Ayrıca hata yapma, zorlanma gibi durumlarla nasıl başa çıkabileceklerini görebilirler. Onlar da kendilerini ifade etmeye başlarlar. Bu durumda da onlari dinlemek , anlamaya çalışmak bunu yaparken de öğüt vermemek, yargılamamak, kıyaslamamak, hafife almamak, konuyu değiştirmemek yapacaığınız en iyi şey olacaktır. Bunları dikkate aldığınızda çocuğunuzun sizinle daha çok sey paylaştığını göreceksiniz.

Çocuklarımızın bizim doğrularımızı bizim istediğimiz yollarla bulmaları için uğraşmak, sabırsızlanmak, hata yapmalarına firsat vermemek, her şeyi hazır sunmak ve sürekli koruyucu olmak onların hayatı gerçek anlamda yaşamalarına elgel olmaktadır. Oysa onlar bu dünyaya bizim istediğimiz gibi biri olmak için gelmediler. Onlara seçim hakkı tanımazsak kendi başlarına bunu yapmaları gerektiğinde daha büyük zorluk yaşarlar.
İsteğimiz; kendine yetebilen, zorluklarla başa çıkabilen kısacası bu dünyada tek başına var olabilen bir birey yetiştirmekse bu, ancak ona fırsat vermekle mümkün olabilir. Hem ona hem kendinize fırsat verin. Anne baba olmak kusursuz olmak demek değildir.
Çocuklarımızı eğitirken birçok konuda kendimizi de eğitmek durumunda kalırız.

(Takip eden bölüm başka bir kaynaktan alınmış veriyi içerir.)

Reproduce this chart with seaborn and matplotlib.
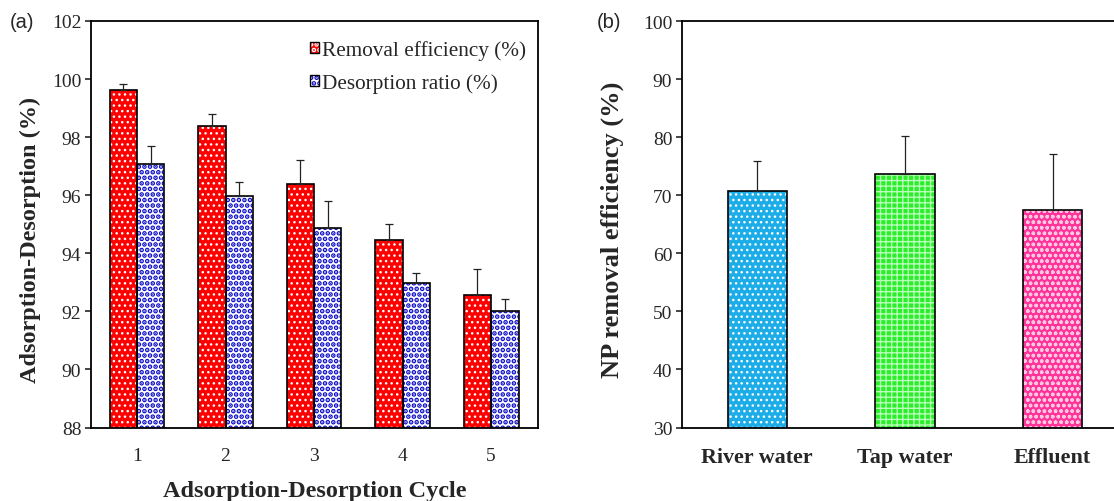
import matplotlib
matplotlib.use("Agg")
import matplotlib.pyplot as plt
from matplotlib.patches import Rectangle, Patch
from matplotlib.legend_handler import HandlerTuple
import seaborn as sns
import pandas as pd

# ---------------- data ----------------
cycles = ["1", "2", "3", "4", "5"]
removal = [99.63, 98.38, 96.40, 94.47, 92.55]
removal_err = [0.21, 0.41, 0.81, 0.55, 0.90]
desorption = [97.09, 95.98, 94.88, 92.99, 92.02]
desorption_err = [0.60, 0.46, 0.91, 0.32, 0.39]
series_names = ["Removal efficiency (%)", "Desorption ratio (%)"]

waters = ["River water", "Tap water", "Effluent"]
np_eff = [70.74, 73.60, 67.37]
np_err = [5.09, 6.63, 9.77]

left_yticks = [88, 90, 92, 94, 96, 98, 100, 102]
right_yticks = [30, 40, 50, 60, 70, 80, 90, 100]

# ---------------- style ----------------
sns.set_theme(style="ticks")
plt.rcParams["font.family"] = ["Liberation Serif", "DejaVu Serif"]
plt.rcParams["axes.linewidth"] = 1.3
plt.rcParams["hatch.linewidth"] = 1.0

fig = plt.figure(figsize=(11.14, 5.02), dpi=100)
axL = fig.add_axes([91 / 1114, 73.5 / 502, 447 / 1114, 406.5 / 502])
axR = fig.add_axes([682 / 1114, 73.5 / 502, 443 / 1114, 406.5 / 502])

def style_bars(ax, patches, face, hatch, hcolor, hlw):
    for p in patches:
        p.set_facecolor(face)
        p.set_hatch(hatch)
        p.set_edgecolor(hcolor)
        p.set_linewidth(0)
        if hasattr(p, "set_hatch_linewidth"):
            p.set_hatch_linewidth(hlw)
        ax.add_patch(Rectangle(p.get_xy(), p.get_width(), p.get_height(),
                               fill=False, ec="black", lw=1.2,
                               zorder=p.get_zorder() + 0.1))

# ---------------- panel (a) ----------------
dfL = pd.DataFrame({
    "cycle": cycles * 2,
    "value": removal + desorption,
    "series": [series_names[0]] * 5 + [series_names[1]] * 5,
})
sns.barplot(data=dfL, x="cycle", y="value", hue="series", ax=axL,
            width=0.62, errorbar=None, legend=False, saturation=1,
            palette=["#FF0000", "#FFFFFF"])

red_bars = list(axL.containers[0])
blue_bars = list(axL.containers[1])
style_bars(axL, red_bars, "#FF0000", "...", "white", 1.0)
plt.rcParams["hatch.linewidth"] = 2.4
style_bars(axL, blue_bars, "white", "...", "#0C0CC8", 2.4)

for bars, vals, errs in ((red_bars, removal, removal_err),
                         (blue_bars, desorption, desorption_err)):
    xs = [b.get_x() + b.get_width() / 2 for b in bars]
    axL.errorbar(xs, vals, yerr=[[0] * len(errs), errs], fmt="none",
                 ecolor="#222222", elinewidth=0.9, capsize=2.8, capthick=0.9,
                 zorder=5)

axL.set_xlim(-0.52, 4.53)
axL.set_ylim(88, 102)
axL.set_yticks(left_yticks)
axL.tick_params(axis="y", direction="out", length=4, width=1.2,
                labelsize=14, pad=3)
axL.tick_params(axis="x", length=0, labelsize=14, pad=14)
for s in axL.spines.values():
    s.set_visible(True)
    s.set_color("black")
axL.set_xlabel("Adsorption-Desorption Cycle", fontsize=17.5,
               fontweight="bold")
axL.xaxis.set_label_coords(0.5, -0.13)
axL.set_ylabel("Adsorption-Desorption (%)", fontsize=17.5,
               fontweight="bold")
axL.yaxis.set_label_coords(-0.112, 0.465)

h_red = (Patch(facecolor="#FF0000", hatch="...", edgecolor="white", lw=0),
         Patch(facecolor="none", edgecolor="black", lw=1.0))
h_blue = (Patch(facecolor="white", hatch="...", edgecolor="#0C0CC8", lw=0),
          Patch(facecolor="none", edgecolor="black", lw=1.0))
axL.legend([h_red, h_blue], series_names, loc="upper left",
           bbox_to_anchor=(0.49, 0.952), frameon=False, fontsize=15.3,
           handlelength=0.4, handleheight=0.4, handletextpad=0.15,
           labelspacing=0.62, borderpad=0, borderaxespad=0,
           handler_map={tuple: HandlerTuple(ndivide=1, pad=0)})

fig.text(10 / 1114, 1 - 23 / 502, "(a)", fontsize=14.5,
         family=["Liberation Sans", "DejaVu Sans"], va="center", ha="left")

# ---------------- panel (b) ----------------
dfR = pd.DataFrame({"water": waters, "eff": np_eff})
sns.barplot(data=dfR, x="water", y="eff", ax=axR, width=0.4,
            errorbar=None, saturation=1, color="#1CADE8")
barsR = list(axR.containers[0])
plt.rcParams["hatch.linewidth"] = 1.0
style_bars(axR, [barsR[0]], "#1CADE8", "...", "white", 1.0)
style_bars(axR, [barsR[1]], "#2BEE2B", "+++", "#B8FFB8", 1.0)
style_bars(axR, [barsR[2]], "#FF3399", "ooo", "#FFC6E2", 1.0)

xsR = [b.get_x() + b.get_width() / 2 for b in barsR]
axR.errorbar(xsR, np_eff, yerr=[[0] * 3, np_err], fmt="none",
             ecolor="#222222", elinewidth=0.9, capsize=3.2, capthick=0.9,
             zorder=5)

axR.set_xlim(-0.51, 2.49)
axR.set_ylim(30, 100)
axR.set_yticks(right_yticks)
axR.tick_params(axis="y", direction="out", length=4, width=1.2,
                labelsize=14, pad=3)
axR.tick_params(axis="x", length=0, labelsize=15.8, pad=14)
for lbl in axR.get_xticklabels():
    lbl.set_fontweight("bold")
for s in axR.spines.values():
    s.set_visible(True)
    s.set_color("black")
axR.set_xlabel("")
axR.set_ylabel("NP removal efficiency (%)", fontsize=19,
               fontweight="bold")
axR.yaxis.set_label_coords(-0.13, 0.49)

fig.text(597 / 1114, 1 - 23 / 502, "(b)", fontsize=14.5,
         family=["Liberation Sans", "DejaVu Sans"], va="center", ha="left")

fig.savefig("out.png", dpi=100, facecolor="white")
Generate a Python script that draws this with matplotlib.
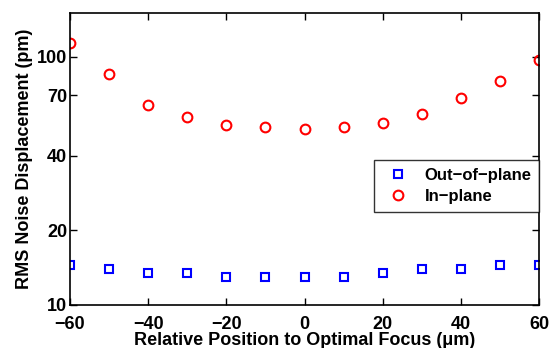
import numpy as np
import matplotlib
matplotlib.use("Agg")
import matplotlib.pyplot as plt
from matplotlib.ticker import FixedLocator, NullLocator

plt.rcParams["font.family"] = ["Liberation Sans", "DejaVu Sans"]
plt.rcParams["font.weight"] = "bold"

# data
position = [-60, -50, -40, -30, -20, -10, 0, 10, 20, 30, 40, 50, 60]
out_of_plane = [14.5, 14.0, 13.5, 13.5, 13.0, 13.0, 13.0, 13.0, 13.5, 14.0, 14.0, 14.5, 14.5]
in_plane = [114, 85, 64, 57, 53, 52, 51, 52, 54, 59, 68, 80, 97]
yticks = [10, 20, 40, 70, 100]
xticks = [-60, -40, -20, 0, 20, 40, 60]

fig = plt.figure(figsize=(5.49, 3.48), dpi=100)
ax = fig.add_axes([0.1275, 0.1236, 0.8543, 0.839])

ax.plot(position, out_of_plane, linestyle='none', marker='s', markersize=5.5,
        markerfacecolor='none', markeredgecolor='blue', markeredgewidth=1.5,
        label='Out\u2212of\u2212plane')
ax.plot(position, in_plane, linestyle='none', marker='o', markersize=7,
        markerfacecolor='none', markeredgecolor='red', markeredgewidth=1.5,
        label='In\u2212plane')

ax.set_yscale('log')
ax.set_ylim(10, 150)
ax.set_xlim(-60, 60)
ax.yaxis.set_major_locator(FixedLocator(yticks))
ax.yaxis.set_minor_locator(NullLocator())
ax.set_yticklabels([str(t) for t in yticks])
ax.set_xticks(xticks)
ax.set_xticklabels([str(t).replace('-', '\u2212') for t in xticks])

ax.tick_params(direction='in', top=True, right=True, length=5, width=1,
               labelsize=13)
ax.tick_params(axis='x', pad=8)
ax.tick_params(axis='y', pad=2)
for s in ax.spines.values():
    s.set_linewidth(1.2)

ax.set_xlabel('Relative Position to Optimal Focus (\u03bcm)', fontsize=13,
              fontweight='bold', labelpad=-1)
ax.set_ylabel('RMS Noise Displacement (pm)', fontsize=13, fontweight='bold',
              labelpad=3)

leg = ax.legend(loc='center right', bbox_to_anchor=(1.0, 0.408), fontsize=12,
                frameon=True, fancybox=False, edgecolor='black',
                borderpad=0.45, handletextpad=0.6, borderaxespad=0,
                labelspacing=0.4)
leg.get_frame().set_linewidth(1.0)
for t in leg.get_texts():
    t.set_fontweight('bold')

plt.savefig("out.png", dpi=100)
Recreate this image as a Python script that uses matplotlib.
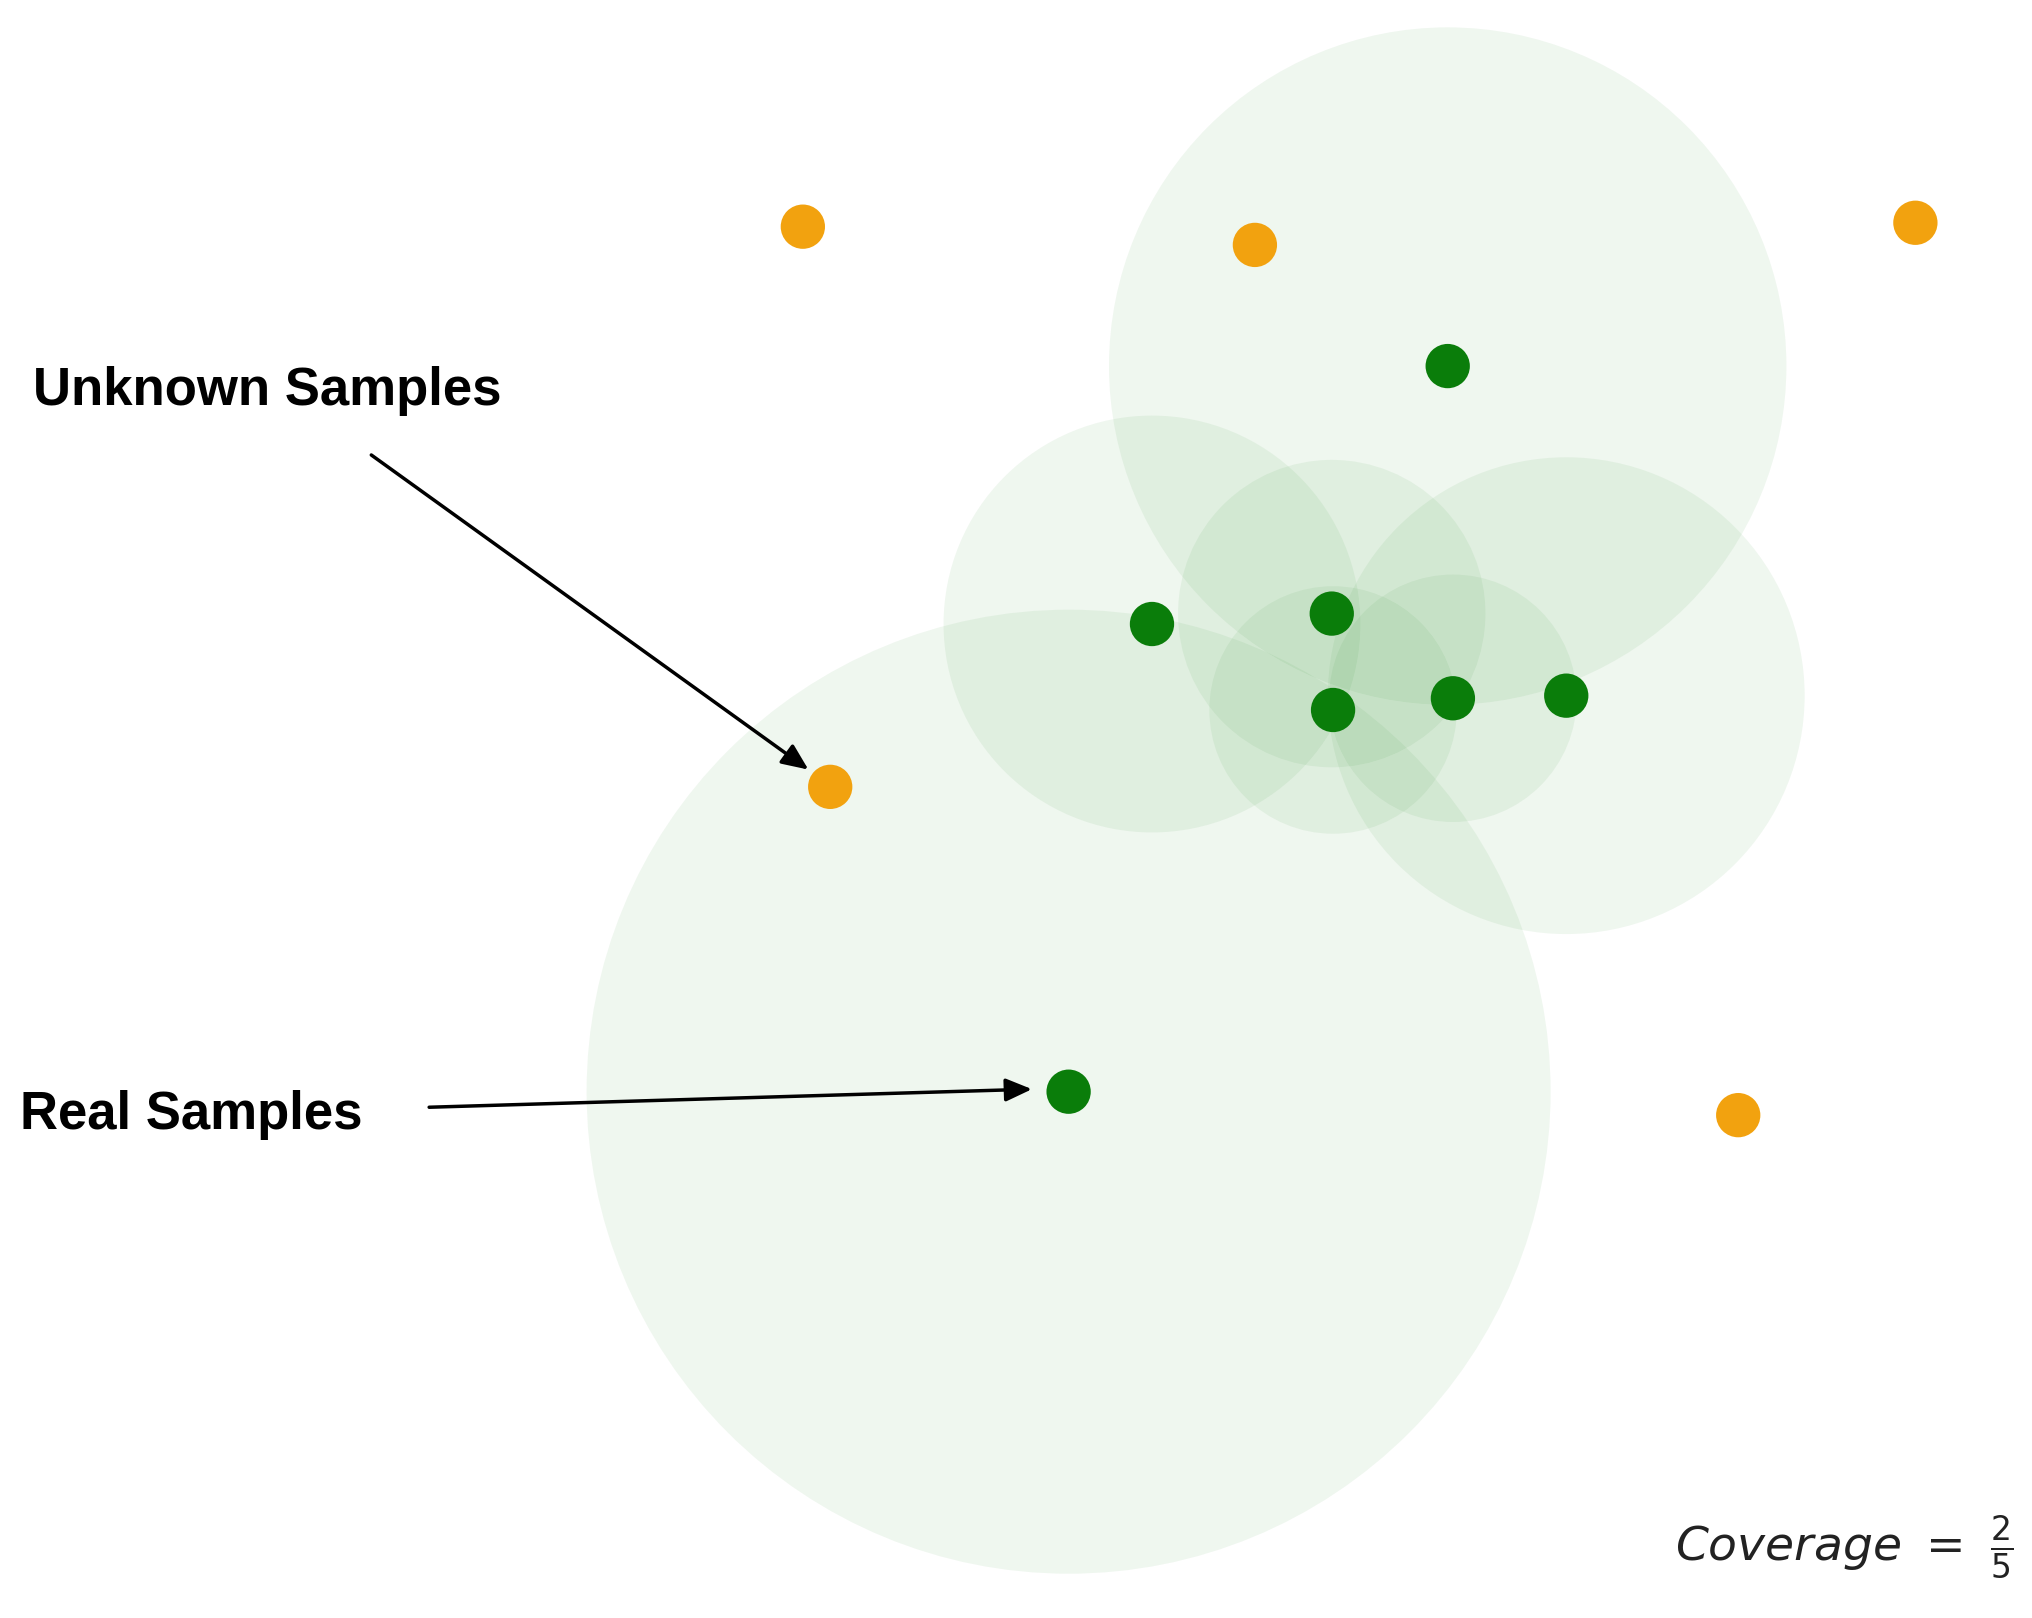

Karşılaştığımız zorluklarda kendimizi görür, tanırız. Kendimizi değerlendirir, eleştiririz. Eğer bu sonuçları kendimize yol gösterici olarak kullanabilirsek çocuğumuz ve kendimiz için uygun eğitim ortamlarını daha rahat oluşturabiliriz. Eğer yolumuzu belirlemekte karar veremiyorsak bu konuda bize yol gösterebilecek uzmanlardan yardım almak, ne yapacağını bilememekten daha iyi bir yol olacaktır.